Attorneys Steve Berman and Jeffrey Kessler, who led the charge for the plaintiffs, called the result a victory decades in the making.
However, critics argue this payout, and the structure of the new model, may end up hurting individual NIL earnings — prompting concern that some athletes may actually earn less under the restricted system. That’s led to speculation of future antitrust challenges and additional legal battles.
The College Sports Commission (CSC): New Sheriff in Town
As part of the settlement, the NCAA and power conferences established the College Sports Commission (CSC) — a centralized oversight body that will:
Enforce revenue-sharing rules.
Regulate NIL deals.
Provide arbitration for disputes.
Manage a clearinghouse for third-party NIL agreements.
Determine what qualifies as a “valid business purpose” for NIL compensation.
The CSC released updated guidelines that further restrict booster-led collective payments, potentially closing loopholes and shifting more NIL responsibility directly to schools.
Legal Risks and Challenges Ahead
Despite its sweeping scope, the House settlement leaves many unanswered questions — and introduces new legal risks:
1. Title IX Compliance
Some schools have already allocated most of their revenue-sharing dollars to male athletes or men’s teams.
That’s led to lawsuits, including one filed by eight female athletes, claiming the backpay settlement is unfair and discriminatory.
2. Transfer Portal Tampering
A lawsuit filed by the University of Wisconsin accuses Miami of tampering with a revenue-sharing agreement tied to a transfer, opening the door for tampering and interference claims.
3. Roster & Scholarship Limits
The settlement ends scholarship caps but introduces roster limits per sport, giving schools more control but possibly causing tension over who receives pay and who doesn’t.
4. Third-Party NIL Conflicts
While universities can now directly pay athletes, third-party NIL deals haven’t disappeared.
Booster collectives will have to adapt, and any attempts to sidestep CSC oversight could lead to legal and arbitration disputes.
Who Opted In?
Though the agreement was struck with the Power Five conferences, 319 Division I schools — about 82% of all D1 programs — opted into the new revenue-sharing system by the July 1, 2025 deadline.
This means that schools across the country — not just football powerhouses — may soon begin compensating athletes directly, fundamentally altering the landscape of college sports for years to come.
What This Means for the Future of College Sports
Amateurism is all but dead. Athletes are now stakeholders in the revenue they help generate.
The legal landscape will get messier. More litigation is expected around gender equity, fair compensation, and eligibility.

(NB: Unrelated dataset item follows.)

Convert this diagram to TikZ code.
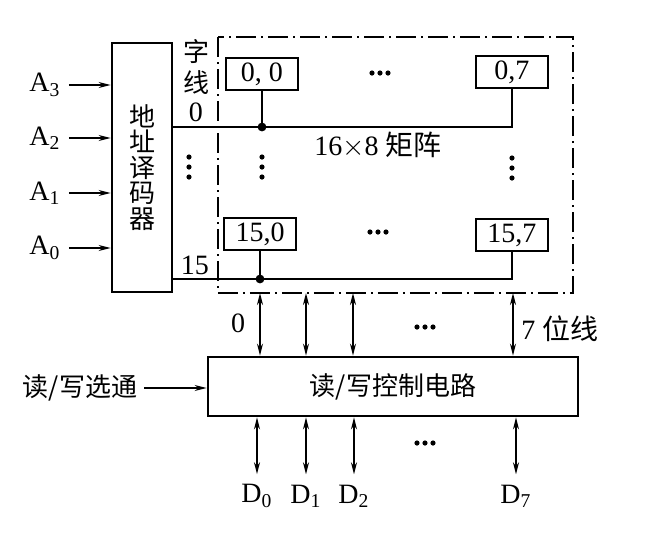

Athletes will need legal and financial advisors. With schools now cutting direct checks and NIL continuing to evolve, young athletes must understand contracts, taxes, and rights.
Agents and platforms like Sportsify become essential. Representation, visibility, and protection are more important than ever in this new system.
Final Thoughts
The House v. NCAA settlement doesn’t just resolve a legal dispute — it redefines the rules of college sports. Over $20 billion will now flow to athletes who were previously shut out of the revenue they helped generate.
But this new system isn’t without flaws. Title IX challenges, tampering accusations, NIL restrictions, and murky allocation decisions mean college sports may enter a new era of courtroom battles, economic inequality, and power shifts.
For athletes, the message is clear:Opportunity is growing — but so is the complexity.Now, more than ever, you need to be informed, represented, and ready.